Sandmann's attorneys this month sought to add a First Amendment claim to their lawsuit.
In the new opinion, Bertelsman wrote that the facts of the case had not substantively changed, but said that he would allow discovery on three of the 33 statements Sandmann's attorneys identified as defamatory. Those three points involve statements Phillips made in early stories by the Washington Post. Sandmann's attorneys allege that Phillips knowingly lied about the incident and his feelings that he was trapped, and that the Washington Post should have done more to check his veracity.
An Oct. 24 filing by Sandmann's attorneys points out that Phillips said he was surrounded in his statements to the Post and that he could not move away from the confrontation.

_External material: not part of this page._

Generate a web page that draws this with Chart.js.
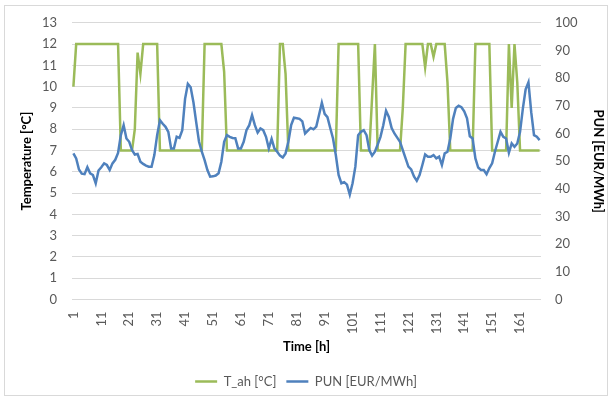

"We do not know for certain, however, who any of the people behind Phillips are – we know only that none of them appears to be wearing CovCath-branded clothing or MAGA clothing," the filing reads. "And none of them appears to be 'blocking [Phillips’] retreat.' Discovery is necessary to determine who these people are and whether 'Phillips’s account was substantially accurate' as the Post contends... or whether Phillips was lying, as Nicholas has contended in his First Amended Complaint."

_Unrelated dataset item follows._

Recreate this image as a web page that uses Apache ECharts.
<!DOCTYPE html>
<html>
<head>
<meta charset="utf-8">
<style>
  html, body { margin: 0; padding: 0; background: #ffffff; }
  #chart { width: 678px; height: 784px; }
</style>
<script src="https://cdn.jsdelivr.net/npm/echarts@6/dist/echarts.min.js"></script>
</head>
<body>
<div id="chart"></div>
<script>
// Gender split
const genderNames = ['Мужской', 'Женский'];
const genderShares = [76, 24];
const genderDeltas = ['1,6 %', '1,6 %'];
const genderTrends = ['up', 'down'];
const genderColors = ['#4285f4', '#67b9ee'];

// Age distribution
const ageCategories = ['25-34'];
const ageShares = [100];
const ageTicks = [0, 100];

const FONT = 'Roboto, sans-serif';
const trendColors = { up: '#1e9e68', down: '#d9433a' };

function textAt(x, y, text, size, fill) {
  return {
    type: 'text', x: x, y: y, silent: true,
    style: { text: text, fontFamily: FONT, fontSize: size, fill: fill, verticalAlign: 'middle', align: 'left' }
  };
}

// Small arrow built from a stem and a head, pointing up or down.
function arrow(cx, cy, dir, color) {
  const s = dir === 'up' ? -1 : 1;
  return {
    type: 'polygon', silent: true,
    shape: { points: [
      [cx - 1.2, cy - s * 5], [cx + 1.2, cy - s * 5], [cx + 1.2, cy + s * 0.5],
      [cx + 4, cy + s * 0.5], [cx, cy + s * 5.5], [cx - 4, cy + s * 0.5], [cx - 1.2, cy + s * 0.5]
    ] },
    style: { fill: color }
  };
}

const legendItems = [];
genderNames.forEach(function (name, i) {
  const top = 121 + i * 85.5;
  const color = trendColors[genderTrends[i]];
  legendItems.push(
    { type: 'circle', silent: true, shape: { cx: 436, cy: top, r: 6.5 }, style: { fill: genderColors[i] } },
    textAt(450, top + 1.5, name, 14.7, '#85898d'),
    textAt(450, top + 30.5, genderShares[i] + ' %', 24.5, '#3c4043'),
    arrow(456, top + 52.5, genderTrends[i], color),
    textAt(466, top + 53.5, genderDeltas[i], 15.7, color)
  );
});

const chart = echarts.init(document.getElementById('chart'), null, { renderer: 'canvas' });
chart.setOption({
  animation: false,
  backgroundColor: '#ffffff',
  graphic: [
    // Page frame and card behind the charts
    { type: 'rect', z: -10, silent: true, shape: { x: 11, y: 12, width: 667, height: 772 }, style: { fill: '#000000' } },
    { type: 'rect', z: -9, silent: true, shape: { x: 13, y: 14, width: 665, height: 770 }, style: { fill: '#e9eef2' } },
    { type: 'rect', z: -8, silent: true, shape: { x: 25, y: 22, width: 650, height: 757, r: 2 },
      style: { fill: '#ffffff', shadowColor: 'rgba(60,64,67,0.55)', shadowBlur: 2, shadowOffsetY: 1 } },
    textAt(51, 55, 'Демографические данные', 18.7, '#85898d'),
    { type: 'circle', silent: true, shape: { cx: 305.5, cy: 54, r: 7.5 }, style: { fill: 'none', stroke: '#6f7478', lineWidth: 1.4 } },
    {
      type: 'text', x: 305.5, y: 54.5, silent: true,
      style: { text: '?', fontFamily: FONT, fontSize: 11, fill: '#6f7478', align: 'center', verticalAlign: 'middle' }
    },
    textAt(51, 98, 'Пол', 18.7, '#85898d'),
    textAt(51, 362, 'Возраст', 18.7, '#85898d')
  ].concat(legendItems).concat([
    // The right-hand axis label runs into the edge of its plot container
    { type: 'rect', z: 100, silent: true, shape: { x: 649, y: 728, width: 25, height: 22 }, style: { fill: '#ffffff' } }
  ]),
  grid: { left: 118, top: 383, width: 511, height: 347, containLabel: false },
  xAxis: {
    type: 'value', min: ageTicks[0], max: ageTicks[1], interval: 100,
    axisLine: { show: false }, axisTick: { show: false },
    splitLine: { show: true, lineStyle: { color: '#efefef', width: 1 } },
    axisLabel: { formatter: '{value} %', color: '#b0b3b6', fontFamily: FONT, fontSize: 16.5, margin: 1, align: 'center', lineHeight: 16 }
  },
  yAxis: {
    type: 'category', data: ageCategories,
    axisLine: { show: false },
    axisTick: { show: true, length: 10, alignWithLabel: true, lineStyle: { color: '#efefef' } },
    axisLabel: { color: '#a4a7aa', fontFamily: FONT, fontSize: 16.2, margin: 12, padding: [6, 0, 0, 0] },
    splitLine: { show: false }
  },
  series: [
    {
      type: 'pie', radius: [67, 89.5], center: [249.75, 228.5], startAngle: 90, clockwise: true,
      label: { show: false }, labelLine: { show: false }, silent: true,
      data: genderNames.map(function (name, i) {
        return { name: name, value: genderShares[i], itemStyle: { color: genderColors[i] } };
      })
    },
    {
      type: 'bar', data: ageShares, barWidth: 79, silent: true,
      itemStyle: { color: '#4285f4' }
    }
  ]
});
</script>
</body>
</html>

Bertelsman's new ruling will allow Sandmann's attorneys to subpoena the people shown in the videos and take other actions necessary to gather evidence around those questions.
"The Court will adhere to its previous rulings as they pertain to these statements except Statements 10, 11, and 33, to the extent that these three statements state that plaintiff 'blocked' Nathan Phillips and 'would not allow him to retreat,' " Bertelsman writes in the decision. "Suffice to say that the Court has given this matter careful review and concludes that 'justice requires' that discovery be had regarding these statements and their context. The Court will then consider them anew on summary judgment."
Wood, Sandmann's attorney, tweeted about the decision.
"As a (sic) prepare for summary judgment hearing today in LA in Vernon Unsworth v. Elon Musk, the news of our team’s huge win in Covington, KY reaffirms my career-long belief that our system of justice works," he wrote. "Nicholas Sandmann deserves his day in court against WaPo. Now he will get it."